Интересно, почему Оскар ответил «да»? Меня привлекало искусство? Привлекал заработок? Да, искусство и заработок меня привлекали и позволили Оскару сказать «да». Я встал, я навсегда покинул скамью и все перспективы дальнейшего обитания на ней и последовал за четко печатающей шаг девицей в очках и за обоими юношами, которые шли сильно подавшись вперед, словно тащили на спине груз своего таланта, мимо биржи труда в Айскеллербергштрассе, в отчасти разрушенное здание Академии художеств.

Вот и профессор Кухен – черная борода, угольно-черные глаза, черная лихая мягкая шляпа, черная кайма под ногтями, он напомнил мне черный буфет времен моего детства – узрел во мне ту же превосходную модель, что и его ученики увидели в человеке на парковой скамейке.

Он долго ходил вокруг меня, вращал своими угольными глазами, сопел так, что из ноздрей его вырывалась черная пыль, и говорил, сжимая пальцы с грязными ногтями на горле невидимого врага:

– Искусство – это обвинение, выражение, страсть! Искусство – это черный уголь для рисования, который крошится о белую бумагу!
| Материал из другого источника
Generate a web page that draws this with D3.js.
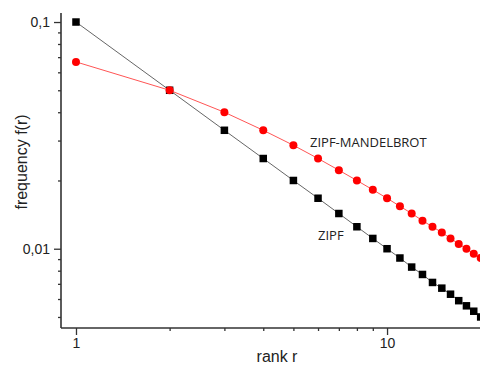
<!DOCTYPE html>
<html>
<head>
<meta charset="utf-8">
<script src="https://cdn.jsdelivr.net/npm/d3@7"></script>
<style>
  body { margin: 0; background: #fff; }
  svg { display: block; }
</style>
</head>
<body>
<div id="chart"></div>
<script>
// ranks r = 1..20
const ranks = [1, 2, 3, 4, 5, 6, 7, 8, 9, 10, 11, 12, 13, 14, 15, 16, 17, 18, 19, 20];

// values
const zipf = [0.1, 0.05, 0.0333, 0.025, 0.02, 0.0167, 0.0143, 0.0125, 0.0111, 0.01,
              0.0091, 0.0083, 0.0077, 0.0071, 0.0067, 0.0063, 0.0059, 0.0056, 0.0053, 0.005];
const mandelbrot = [0.0667, 0.05, 0.04, 0.0333, 0.0286, 0.025, 0.0222, 0.02, 0.0182, 0.0167,
                    0.0154, 0.0143, 0.0133, 0.0125, 0.0118, 0.0111, 0.0105, 0.01, 0.0095, 0.0091];

const xTicks = [1, 10];
const xTickLabels = ["1", "10"];
const yTicks = [0.01, 0.1];
const yTickLabels = ["0,01", "0,1"];

const width = 480, height = 367;

const svg = d3.select("#chart").append("svg")
    .attr("width", width)
    .attr("height", height);

const x = d3.scaleLog().domain([0.895, 19.9]).range([61, 480]);
const y = d3.scaleLog().domain([0.00447, 0.1096]).range([328, 13]);

const axisColor = "#333";
const tickFont = "14px 'Liberation Sans', Arial, sans-serif";
const isMajor = (list, d) => list.some(t => Math.abs(t - d) < 1e-9);

// x axis
const xAxis = d3.axisBottom(x)
    .tickValues(x.ticks().filter(d => d >= 1))
    .tickSize(3)
    .tickFormat(d => { const i = xTicks.indexOf(d); return i >= 0 ? xTickLabels[i] : ""; });
const gx = svg.append("g").attr("transform", `translate(0,${y.range()[0]})`).call(xAxis);
gx.select(".domain").attr("stroke", axisColor).attr("stroke-width", 1.6)
    .attr("d", `M${x.range()[0]},0H${x.range()[1]}`);
gx.selectAll(".tick line").attr("stroke", axisColor).attr("stroke-width", 1.3)
    .attr("y2", d => isMajor(xTicks, d) ? 7 : 3);
gx.selectAll(".tick text")
    .attr("y", 10)
    .attr("fill", "#222")
    .style("font", tickFont);

// y axis
const yAxis = d3.axisLeft(y)
    .tickValues(y.ticks().filter(d => d >= 0.005 && d <= 0.1))
    .tickSize(3)
    .tickFormat(d => { const i = yTicks.findIndex(t => Math.abs(t - d) < 1e-9); return i >= 0 ? yTickLabels[i] : ""; });
const gy = svg.append("g").attr("transform", `translate(${x.range()[0]},0)`).call(yAxis);
gy.select(".domain").attr("stroke", axisColor).attr("stroke-width", 1.6)
    .attr("d", `M0,${y.range()[1]}V${y.range()[0]}`);
gy.selectAll(".tick line").attr("stroke", axisColor).attr("stroke-width", 1.3)
    .attr("x2", d => isMajor(yTicks, d) ? -7 : -3);
gy.selectAll(".tick text")
    .attr("x", -11)
    .attr("fill", "#222")
    .style("font", tickFont);

// axis titles
svg.append("text")
    .attr("x", 277).attr("y", 362)
    .attr("text-anchor", "middle")
    .attr("fill", "#222")
    .style("font", "16px 'Liberation Sans', Arial, sans-serif")
    .text("rank r");

svg.append("text")
    .attr("transform", "translate(27,162) rotate(-90)")
    .attr("text-anchor", "middle")
    .attr("fill", "#222")
    .style("font", "16px 'Liberation Sans', Arial, sans-serif")
    .text("frequency f(r)");

const plot = svg.append("g");

const line = d3.line()
    .x((d, i) => x(ranks[i]))
    .y(d => y(d));

// Zipf
plot.append("path")
    .datum(zipf)
    .attr("fill", "none")
    .attr("stroke", "#666")
    .attr("stroke-width", 1)
    .attr("d", line);
plot.append("g").selectAll("rect")
    .data(zipf)
    .join("rect")
    .attr("x", (d, i) => x(ranks[i]) - 3.75)
    .attr("y", d => y(d) - 3.75)
    .attr("width", 7.5)
    .attr("height", 7.5)
    .attr("fill", "#000");

// Zipf-Mandelbrot
plot.append("path")
    .datum(mandelbrot)
    .attr("fill", "none")
    .attr("stroke", "#f55")
    .attr("stroke-width", 1)
    .attr("d", line);
plot.append("g").selectAll("circle")
    .data(mandelbrot)
    .join("circle")
    .attr("cx", (d, i) => x(ranks[i]))
    .attr("cy", d => y(d))
    .attr("r", 4)
    .attr("fill", "#f00");

// series labels
svg.append("text")
    .attr("x", 310).attr("y", 147)
    .attr("fill", "#222")
    .style("font", "13px 'Open Sans', sans-serif")
    .text("ZIPF-MANDELBROT");

svg.append("text")
    .attr("x", 318).attr("y", 240)
    .attr("fill", "#222")
    .style("font", "13px 'Open Sans', sans-serif")
    .text("ZIPF");
</script>
</body>
</html>
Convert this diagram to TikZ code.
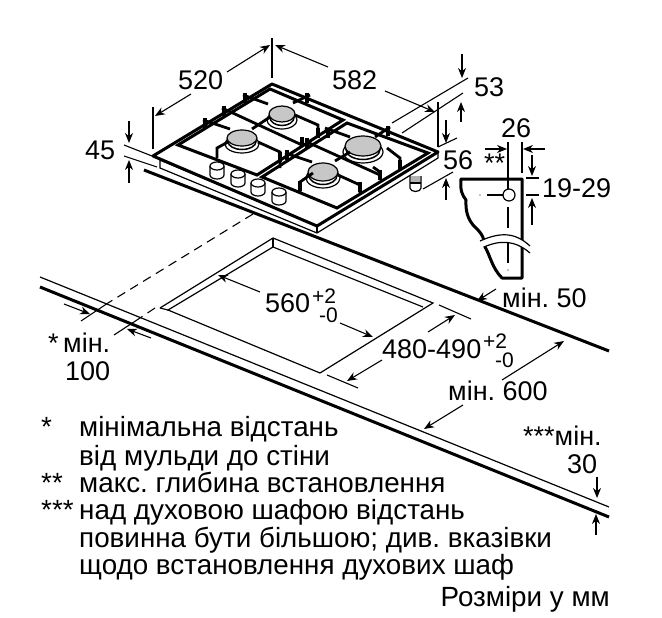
\documentclass[tikz,border=0pt]{standalone}
\usepackage{fontspec}
\setmainfont{Liberation Sans}
\usetikzlibrary{arrows.meta}
\def\burner(#1,#2)(#3,#4){
	\draw[thin line, fill=white] (#1,#2+6) ellipse (#3+2 and #4+1);
	\draw[ring line, fill=white] (#1,#2+3.5) ellipse (#3-1 and #4);
	\draw[thin line, fill=black!22] (#1,#2) ellipse (#3 and #4);
}
\def\knob(#1,#2){
	\draw[thin line, fill=white] (#1-7,#2-4) -- (#1-7,#2+5) arc (180:0:7 and 4) -- (#1+7,#2-4);
	\draw[thin line, fill=white] (#1,#2-4) ellipse (7 and 4);
}
\def\gratefoot(#1,#2){
	\draw[line width=4pt] (#1,#2) -- (#1,#2+10);
}
\tikzset{
	thin line/.style={line width=1.2pt},
	ring line/.style={line width=1.5pt},
	heavy line/.style={line width=3pt},
	bar line/.style={line width=2.8pt},
	dim line/.style={line width=1.1pt},
	dim arrow/.style={line width=1.1pt, -{Stealth[length=10pt,width=8pt]}},
	big label/.style={font=\fontsize{27}{27}\selectfont, inner sep=0pt, anchor=base west},
	text label/.style={font=\fontsize{27.8}{27.8}\selectfont, inner sep=0pt, anchor=base west},
	small label/.style={font=\fontsize{21}{21}\selectfont, inner sep=0pt, anchor=base west}
}
\begin{document}
\frenchspacing
\begin{tikzpicture}[x=1pt, y=-1pt]
	%%%%% START %%%%%
	\useasboundingbox (0,0) rectangle (662,618);

	% worktop
	\draw[heavy line] (144,170) -- (609,351);
	\draw[heavy line] (40,287) -- (609,517);
	\draw[thin line] (40,277) -- (609,507);

	% cut-out
	\draw[thin line] (160,308) -- (273,238) -- (433,303) -- (320,373) -- (168,310) -- (273,247) -- (423,307);
	\draw[thin line] (160,308) -- (168,310);
	\draw[thin line] (273,238) -- (273,247);
	\draw[dim line, dash pattern=on 9pt off 6pt] (253,214) -- (108,303);
	\draw[dim line, dash pattern=on 9pt off 6pt] (155,308) -- (140,318);

	% hob
	\draw[thin line, fill=white] (160,160) -- (160,168) -- (317,233) -- (438,158) -- (438,152) -- (317,226) -- cycle;
	\draw[heavy line, fill=white, line join=round] (153,156) -- (272,84) -- (438,152) -- (317,226) -- cycle;
	\draw[thin line] (317,226) -- (317,233);
	\draw[heavy line] (178,145) -- (270,89) -- (343,120) -- (257,175) -- cycle;
	\draw[heavy line] (347,123) -- (428,153) -- (337,208) -- (262,177) -- cycle;

	% feet and knobs
	\draw[thin line, fill=white] (410,176) -- (410,188) arc (180:0:5.5 and 3.5) -- (421,176);
	\fill[black!30] (411,176) rectangle (420,183);
	\draw[thin line] (410,183) -- (421,183);
	\knob(217,170)
	\knob(238,178)
	\knob(258,187)
	\knob(279,196)

	% burners
	\burner(282,114)(13,8)
	\burner(242,138)(15,8)
	\burner(363,146)(18,10)
	\burner(323,172)(15,9)

	% grates
	\draw[bar line] (203,120) -- (230,129);
	\draw[bar line] (222,108) -- (302,145);
	\draw[bar line] (243,95) -- (268,104);
	\draw[bar line] (310,95) -- (293,103);
	\draw[bar line] (325,128) -- (350,137);
	\draw[bar line] (307,142) -- (380,175);
	\draw[bar line] (285,153) -- (312,162);
	\draw[bar line] (390,127) -- (375,137);
	\draw[bar line] (217,158) -- (217,148) -- (228,142);
	\draw[bar line] (258,142) -- (280,152) -- (280,168);
	\draw[bar line] (252,129) -- (270,117);
	\draw[bar line] (295,115) -- (318,125) -- (318,137);
	\draw[bar line] (335,161) -- (350,152);
	\draw[bar line] (387,148) -- (400,158) -- (400,170);
	\draw[bar line] (373,167) -- (380,172) -- (380,180);
	\draw[bar line] (300,192) -- (300,182) -- (313,173);
	\draw[bar line] (338,175) -- (360,185) -- (360,193);
	\gratefoot(205,118)
	\gratefoot(224,106)
	\gratefoot(245,93)
	\gratefoot(307,93)
	\gratefoot(302,137)
	\gratefoot(280,152)
	\gratefoot(318,128)
	\gratefoot(328,128)
	\gratefoot(307,138)
	\gratefoot(287,150)
	\gratefoot(388,126)
	\gratefoot(400,160)
	\gratefoot(380,170)
	\gratefoot(360,182)
	\gratefoot(300,181)

	% hob dimensions
	\draw[dim line] (272,38) -- (272,78);
	\draw[dim line] (153,107) -- (153,149);
	\draw[dim line] (438,102) -- (438,147);
	\draw[dim arrow] (227,72) -- (270,45);
	\draw[dim arrow] (191,94) -- (155,116);
	\draw[dim arrow] (328,67) -- (275,45);
	\draw[dim arrow] (385,91) -- (435,112);
	\draw[dim line] (392,123) -- (468,78);
	\draw[dim line] (402,133) -- (463,93);
	\draw[dim arrow] (462,54) -- (462,78);
	\draw[dim arrow] (461,122) -- (461,102);
	\draw[dim line] (438,147) -- (457,138);
	\draw[dim line] (423,189) -- (453,172);
	\draw[dim arrow] (446,120) -- (446,143);
	\draw[dim arrow] (446,200) -- (446,178);
	\draw[dim line] (124,145) -- (152,156);
	\draw[dim line] (124,156) -- (157,167);
	\draw[dim arrow] (129,121) -- (129,143);
	\draw[dim arrow] (129,183) -- (129,160);

	% side profile
	\draw[heavy line, line join=round] (461,179) -- (522,179) -- (522,278) -- (502,278) .. controls (492,268) and (490,255) .. (485,247) .. controls (484,235) and (480,232) .. (473,225) .. controls (465,215) and (466,205) .. (466,200) .. controls (462,195) and (460,190) .. cycle;
	\fill[white] (480,241) .. controls (500,232) and (515,232) .. (530,246) -- (530,253) .. controls (515,240) and (500,240) .. (484,247) -- cycle;
	\draw[thin line] (480,241) .. controls (500,232) and (515,232) .. (530,246);
	\draw[thin line] (484,247) .. controls (500,240) and (515,240) .. (530,253);
	\draw[thin line, fill=white] (509,195) circle (6);
	\draw[dim line] (508,142) -- (508,189);
	\draw[dim line] (508,207) -- (508,228);
	\draw[dim line] (508,243) -- (508,263);
	\draw[dim line] (487,195) -- (503,195);
	\fill (480,195) circle (0.7);
	\fill (508,270) circle (0.7);
	\draw[dim line] (522,142) -- (522,173);
	\draw[dim arrow] (485,149) -- (507,149);
	\draw[dim arrow] (545,149) -- (523,149);
	\draw[dim line] (526,178) -- (539,178);
	\draw[dim line] (526,195) -- (539,195);
	\draw[dim arrow] (532,155) -- (532,176);
	\draw[dim arrow] (532,225) -- (532,198);

	% worktop dimensions
	\draw[dim line] (108,303) -- (81,321);
	\draw[dim line] (140,318) -- (114,335);
	\draw[dim arrow] (64,304) -- (90,314);
	\draw[dim arrow] (151,338) -- (127,329);
	\draw[dim arrow] (260,292) -- (218,275);
	\draw[dim arrow] (340,323) -- (373,337);
	\draw[dim line] (439,305) -- (471,319);
	\draw[dim line] (327,375) -- (358,388);
	\draw[dim arrow] (428,332) -- (455,315);
	\draw[dim arrow] (382,360) -- (347,381);
	\draw[dim arrow] (496,289) -- (477,301);
	\draw[dim arrow] (502,380) -- (564,341);
	\draw[dim arrow] (463,405) -- (424,429);
	\draw[dim arrow] (597,477) -- (597,498);
	\draw[dim arrow] (596,535) -- (596,514);

	% labels
	\node[big label] (width) at (178,90) {520};
	\node[big label] (depth) at (332,90) {582};
	\node[big label] (rim) at (85,160) {45};
	\node[big label] (top) at (474,96) {53};
	\node[big label] (high) at (443,169) {56};
	\node[big label] (wall) at (501,138) {26};
	\node[big label] (star) at (484,172) {**};
	\node[big label] (depthrange) at (542,197) {19-29};
	\node[big label] (cutw) at (265,312) {560};
	\node[small label] (cutwup) at (312,303) {+2};
	\node[small label] (cutwdown) at (319,322) {-0};
	\node[big label] (cutd) at (382,358) {480-490};
	\node[small label] (cutdup) at (483,348) {+2};
	\node[small label] (cutddown) at (495,367) {-0};
	\node[big label] (back) at (502,307) {мін. 50};
	\node[big label] (front) at (448,400) {мін. 600};
	\node[big label] (oven) at (523,445) {***мін.};
	\node[big label] (ovenval) at (567,473) {30};
	\node[big label] (sidestar) at (48,352) {*};
	\node[big label] (side) at (63,352) {мін.};
	\node[big label] (sideval) at (65,380) {100};

	% notes
	\node[text label] (noteA) at (41,436) {*};
	\node[text label] (noteAa) at (79,436) {мінімальна відстань};
	\node[text label] (noteAb) at (79,465) {від мульди до стіни};
	\node[text label] (noteB) at (41,492) {**};
	\node[text label] (noteBa) at (79,492) {макс. глибина встановлення};
	\node[text label] (noteC) at (41,519) {***};
	\node[text label] (noteCa) at (79,519) {над духовою шафою відстань};
	\node[text label] (noteCb) at (79,547) {повинна бути більшою; див. вказівки};
	\node[text label] (noteCc) at (79,574) {щодо встановлення духових шаф};
	\node[text label, anchor=base east] (unit) at (610,606) {Розміри у мм};

	%%%%% END %%%%%
\end{tikzpicture}
\end{document}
Вот этому крошащемуся искусству я должен был служить моделью. Профессор Кухен отвел меня в студию к своим ученикам, собственноручно поднял меня и поставил на поворотный круг, начал его крутить, не затем, однако, чтобы вызвать у меня головокружение, а чтобы отчетливо, со всех сторон продемонстрировать пропорции Оскара. Шестнадцать мольбертов подступили вплотную к профилю Оскара. Еще один, коротенький, доклад выдыхающего угольную пыль профессора: он требовал выражения, он вообще приклеился к этому слову; он говорил: полное отчаяния, черное как ночь выражение, утверждал, будто я, Оскар, выражаю разрушенный образ человека, обвиняющего, вызывающего, вневременного и, однако же, выражающего все безумие именно нашего века, он гремел поверх мольбертов:

– Вы не рисуйте его, калеку, вы убейте его, распните его, пригвоздите его углем к бумаге!